Our girls love dressing up. When you are four and two (or 30 and 32), slipping into the Land of Make-Believe brings extraordinary possibilities. Pop on a black hat, and suddenly your slippers are worn leather boots, and your wand is a chipped sword. You are a pirate, and you can “arrrrgh…” and “me harty” with the best of ’em.
But wait, it gets better….
If you take all of the clothes off of the rack (and they’re on hangers, so it’s pretty easy to stack them neatly), a blanket quickly changes the rack into a puppet theatre.
The height is perfect for standing preschoolers to act out their dramatic shorts. The rack is on wheels, so kiddos can easily move it away from the wall or wheel it into the living room when it’s performance time. It’s even wide enough to hide three bodies (a Hubby and two little ones) during an exuberant production of “Two Highly Talkative Bugs, The Teeniest Fairy Ever, and A Very Confused Frog and Shamu”.

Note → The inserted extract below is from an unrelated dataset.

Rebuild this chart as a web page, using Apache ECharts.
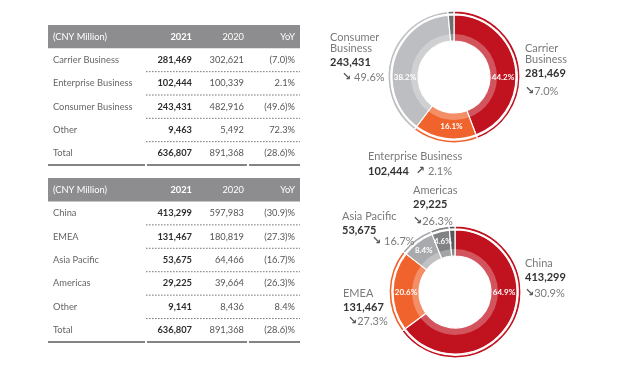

You can see that Lucy is *just* tall enough to puppeteer in this play. But then, she’s only two-and-a-half. Her puppets are mostly just happy to be there. I figure that we have years of puppetry left with our garment-rack-turned-stage.

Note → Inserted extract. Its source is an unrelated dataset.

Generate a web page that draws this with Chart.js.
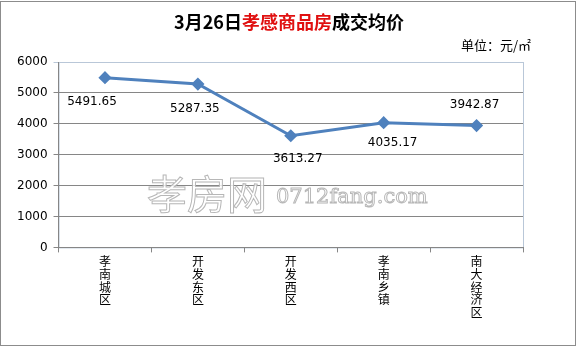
<!DOCTYPE html>
<html>
<head>
<meta charset="utf-8">
<script src="https://cdn.jsdelivr.net/npm/chart.js@4.4.1/dist/chart.umd.min.js"></script>
<style>
  html, body { margin: 0; padding: 0; background: #fff; }
  #wrap { width: 578px; height: 347px; position: relative; }
</style>
</head>
<body>
<div id="wrap"><canvas id="c" width="578" height="347"></canvas></div>
<script>
// data
var districts = ['孝南城区', '开发东区', '开发西区', '孝南乡镇', '南大经济区'];
var avgPrice = [5491.65, 5287.35, 3613.27, 4035.17, 3942.87];
var yTicks = [0, 1000, 2000, 3000, 4000, 5000, 6000];

var titleParts = [
  { text: '3月26日', color: '#000' },
  { text: '孝感商品房', color: '#e01010' },
  { text: '成交均价', color: '#000' }
];
var unitText = '单位：元/㎡';
var watermark = '孝房网';
var watermarkUrl = '0712fang.com';

var CJK = '"Noto Sans CJK SC", "DejaVu Sans", sans-serif';

// stacked vertical category labels
function verticalLabel(s) {
  return s.split('');
}

// frame, title, unit and watermark
var decorPlugin = {
  id: 'decor',
  beforeDraw: function(chart) {
    var ctx = chart.ctx;
    var area = chart.chartArea;
    ctx.save();
    ctx.fillStyle = '#fff';
    ctx.fillRect(0, 0, chart.width, chart.height);
    ctx.strokeStyle = '#8c8c8c';
    ctx.lineWidth = 1;
    ctx.strokeRect(0.5, 1.5, chart.width - 3, chart.height - 3);

    // plot border (light)
    ctx.strokeStyle = '#b9c7d8';
    ctx.strokeRect(area.left + 0.5, area.top + 0.5, area.right - area.left, area.bottom - area.top);
    ctx.restore();
  },
  afterDatasetsDraw: function(chart) {
    var ctx = chart.ctx;
    ctx.save();
    // watermark, outlined, sits over the grid
    ctx.lineWidth = 1;
    ctx.strokeStyle = 'rgba(175,175,175,0.9)';
    ctx.fillStyle = 'rgba(255,255,255,0.8)';
    ctx.textAlign = 'left';
    ctx.textBaseline = 'alphabetic';
    ctx.font = '40px ' + CJK;
    ctx.fillText(watermark, 147, 209);
    ctx.strokeText(watermark, 147, 209);
    ctx.font = '21px "DejaVu Serif", serif';
    ctx.fillText(watermarkUrl, 276, 203);
    ctx.strokeText(watermarkUrl, 276, 203);
    ctx.restore();
  },
  afterDraw: function(chart) {
    var ctx = chart.ctx;
    ctx.save();
    // title
    ctx.font = 'bold 18px ' + CJK;
    ctx.textBaseline = 'middle';
    var total = 0;
    titleParts.forEach(function(p) { total += ctx.measureText(p.text).width; });
    var x = 289 - total / 2;
    titleParts.forEach(function(p) {
      ctx.fillStyle = p.color;
      ctx.textAlign = 'left';
      ctx.fillText(p.text, x, 22);
      x += ctx.measureText(p.text).width;
    });

    // unit
    ctx.font = '13px ' + CJK;
    ctx.fillStyle = '#000';
    ctx.textAlign = 'right';
    ctx.fillText(unitText, 531, 45);
    ctx.restore();
  }
};

// value labels next to points (offsets follow the original layout)
var labelShift = [[-13, 24], [-3, 25], [7, 23], [9, 20], [-2, -21]];
var valueLabels = {
  id: 'valueLabels',
  afterDatasetsDraw: function(chart) {
    var ctx = chart.ctx;
    var meta = chart.getDatasetMeta(0);
    ctx.save();
    ctx.font = '12px "DejaVu Sans", sans-serif';
    ctx.fillStyle = '#000';
    ctx.textAlign = 'center';
    ctx.textBaseline = 'middle';
    meta.data.forEach(function(pt, i) {
      var s = labelShift[i];
      ctx.fillText(avgPrice[i].toFixed(2), pt.x + s[0], pt.y + s[1]);
    });
    ctx.restore();
  }
};

new Chart(document.getElementById('c'), {
  type: 'line',
  data: {
    labels: districts.map(verticalLabel),
    datasets: [{
      data: avgPrice,
      borderColor: '#4f81bd',
      backgroundColor: '#4f81bd',
      borderWidth: 3,
      pointStyle: 'rectRot',
      pointRadius: 4.5,
      pointHoverRadius: 4.5,
      tension: 0,
      fill: false
    }]
  },
  options: {
    responsive: false,
    animation: false,
    devicePixelRatio: 1,
    layout: { padding: { top: 62, right: 55, left: 11, bottom: 25 } },
    plugins: {
      legend: { display: false },
      title: { display: false },
      tooltip: { enabled: false }
    },
    scales: {
      x: {
        offset: true,
        grid: {
          offset: true,
          drawOnChartArea: false,
          drawTicks: true,
          tickLength: 5,
          color: '#868686'
        },
        border: { color: '#868686' },
        ticks: {
          maxRotation: 0,
          autoSkip: false,
          color: '#000',
          padding: 3,
          font: { family: CJK, size: 12, lineHeight: 1.06 }
        }
      },
      y: {
        min: 0,
        max: 6000,
        afterBuildTicks: function(axis) {
          axis.ticks = yTicks.map(function(v) { return { value: v }; });
        },
        grid: {
          color: function(c) { return c.tick && c.tick.value === 6000 ? '#b9c7d8' : '#868686'; },
          tickLength: 5
        },
        border: { color: '#868686' },
        ticks: {
          color: '#000',
          padding: 6,
          font: { family: '"DejaVu Sans", sans-serif', size: 12 },
          callback: function(v) { return String(v); }
        }
      }
    }
  },
  plugins: [decorPlugin, valueLabels]
});
</script>
</body>
</html>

The ideas for a garment rack are endless. It can become part of a fort (and because they’re adjustable, the rack can be the “peak” in a fort house). It can become the background for an impromptu stage performance. Add string and a hole punch to craft time, and your rack is suddenly an art gallery. And when the kids have stopped pretending that Froggie has a sore throat and that the littlest-fairy-in-the-whole-world has virtually no attention span (which is what our latest performance focused on), then the rack is still useful! Parties, weddings, garage sales, attics: extra space to hang clothes and coats is always useful.
If you’re a blogger (and oftentimes, if you’re reading a blog, you’re also a blogger!), garment racks can be incredibly useful. Throw a neutral fabric over the rack, and you’ve got a great background for your photos. Now you don’t have to clean up all of that chaos in your kitchen. Just roll out the rack, throw a blanket over it, and bam! Toys and dirty dishes are hidden! You are a domestic goddess! With a garment rack! Hear you roar!
Okay. I’ve used enough exclamation marks for now.
Keep your eyes peeled on Craigslist, in your aunt’s house, or in the flyers. Garment racks are brimming with playroom potential!